* Stored data:
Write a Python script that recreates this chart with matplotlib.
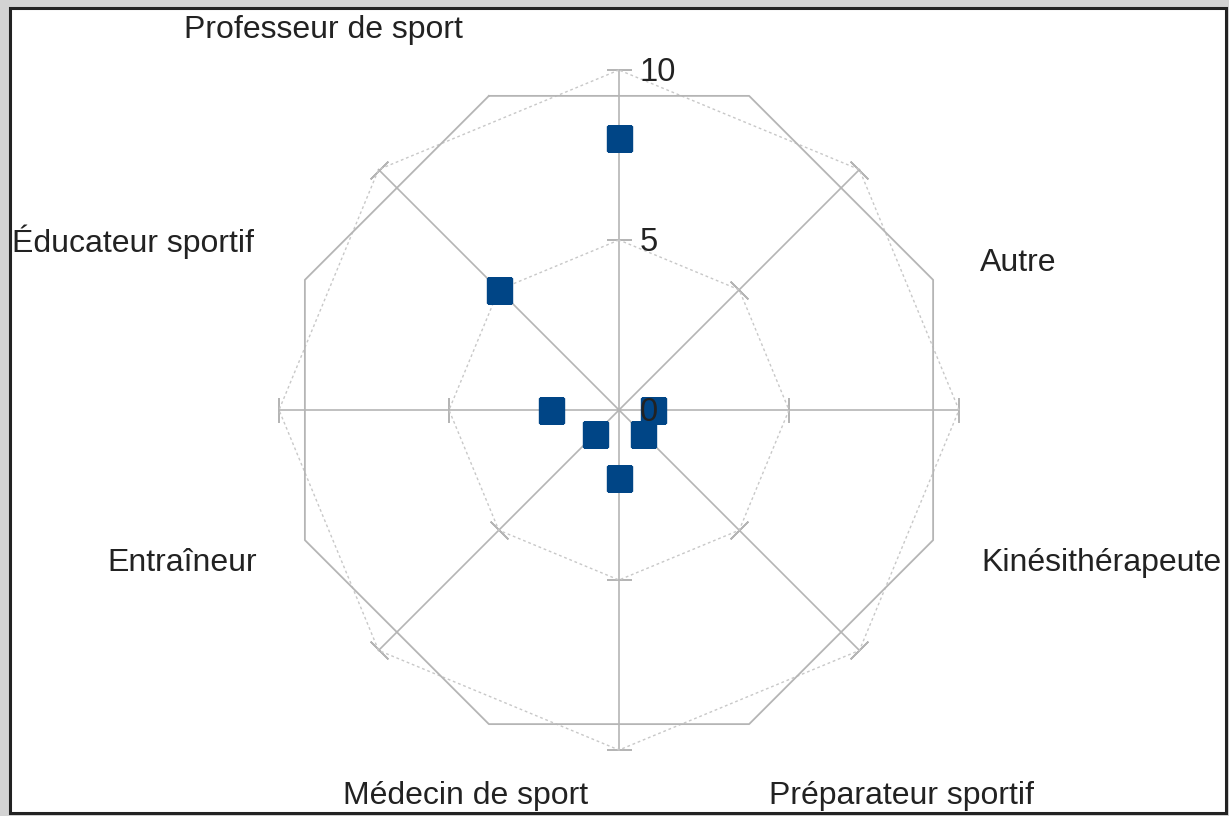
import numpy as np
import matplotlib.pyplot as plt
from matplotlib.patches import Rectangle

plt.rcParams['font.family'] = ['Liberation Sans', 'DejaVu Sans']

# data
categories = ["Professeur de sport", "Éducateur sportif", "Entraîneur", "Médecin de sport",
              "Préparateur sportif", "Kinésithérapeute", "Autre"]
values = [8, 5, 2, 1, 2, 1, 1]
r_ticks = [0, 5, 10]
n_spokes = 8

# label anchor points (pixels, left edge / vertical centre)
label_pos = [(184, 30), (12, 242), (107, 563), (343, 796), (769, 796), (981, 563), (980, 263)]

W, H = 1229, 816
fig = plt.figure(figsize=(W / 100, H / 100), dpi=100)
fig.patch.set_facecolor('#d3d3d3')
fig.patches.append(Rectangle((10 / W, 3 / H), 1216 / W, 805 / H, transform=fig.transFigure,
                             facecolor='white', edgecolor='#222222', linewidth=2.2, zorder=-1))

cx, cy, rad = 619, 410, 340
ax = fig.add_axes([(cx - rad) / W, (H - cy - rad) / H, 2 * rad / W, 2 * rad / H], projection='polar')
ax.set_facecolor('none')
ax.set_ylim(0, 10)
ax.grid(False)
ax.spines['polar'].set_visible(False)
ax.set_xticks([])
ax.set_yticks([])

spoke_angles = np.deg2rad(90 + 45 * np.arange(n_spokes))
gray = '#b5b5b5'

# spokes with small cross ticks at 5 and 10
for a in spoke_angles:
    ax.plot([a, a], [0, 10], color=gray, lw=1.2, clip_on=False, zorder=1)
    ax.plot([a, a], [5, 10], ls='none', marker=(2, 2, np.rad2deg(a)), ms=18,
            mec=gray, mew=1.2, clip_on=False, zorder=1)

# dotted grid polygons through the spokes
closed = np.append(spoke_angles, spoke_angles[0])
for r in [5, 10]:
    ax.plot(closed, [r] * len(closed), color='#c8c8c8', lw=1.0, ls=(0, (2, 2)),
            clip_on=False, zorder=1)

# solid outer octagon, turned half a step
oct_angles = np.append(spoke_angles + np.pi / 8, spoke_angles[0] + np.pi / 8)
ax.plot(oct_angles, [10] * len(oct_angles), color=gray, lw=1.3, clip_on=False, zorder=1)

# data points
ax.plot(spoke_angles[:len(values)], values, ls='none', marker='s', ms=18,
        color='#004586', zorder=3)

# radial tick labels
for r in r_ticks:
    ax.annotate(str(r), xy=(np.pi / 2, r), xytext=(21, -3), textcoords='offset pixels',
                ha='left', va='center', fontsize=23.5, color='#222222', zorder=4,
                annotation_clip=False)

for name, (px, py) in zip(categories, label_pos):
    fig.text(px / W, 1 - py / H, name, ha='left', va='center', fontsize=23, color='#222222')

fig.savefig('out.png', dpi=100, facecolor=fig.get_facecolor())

* Directions for this task: Leave out any pictures and return exactly the lines from the beginning of the data through the line with "plt.rcParams['font.family'] = ['Liberation", inclusive.

* Complete output:
Write a Python script that recreates this chart with matplotlib.
import numpy as np
import matplotlib.pyplot as plt
from matplotlib.patches import Rectangle

plt.rcParams['font.family'] = ['Liberation Sans', 'DejaVu Sans']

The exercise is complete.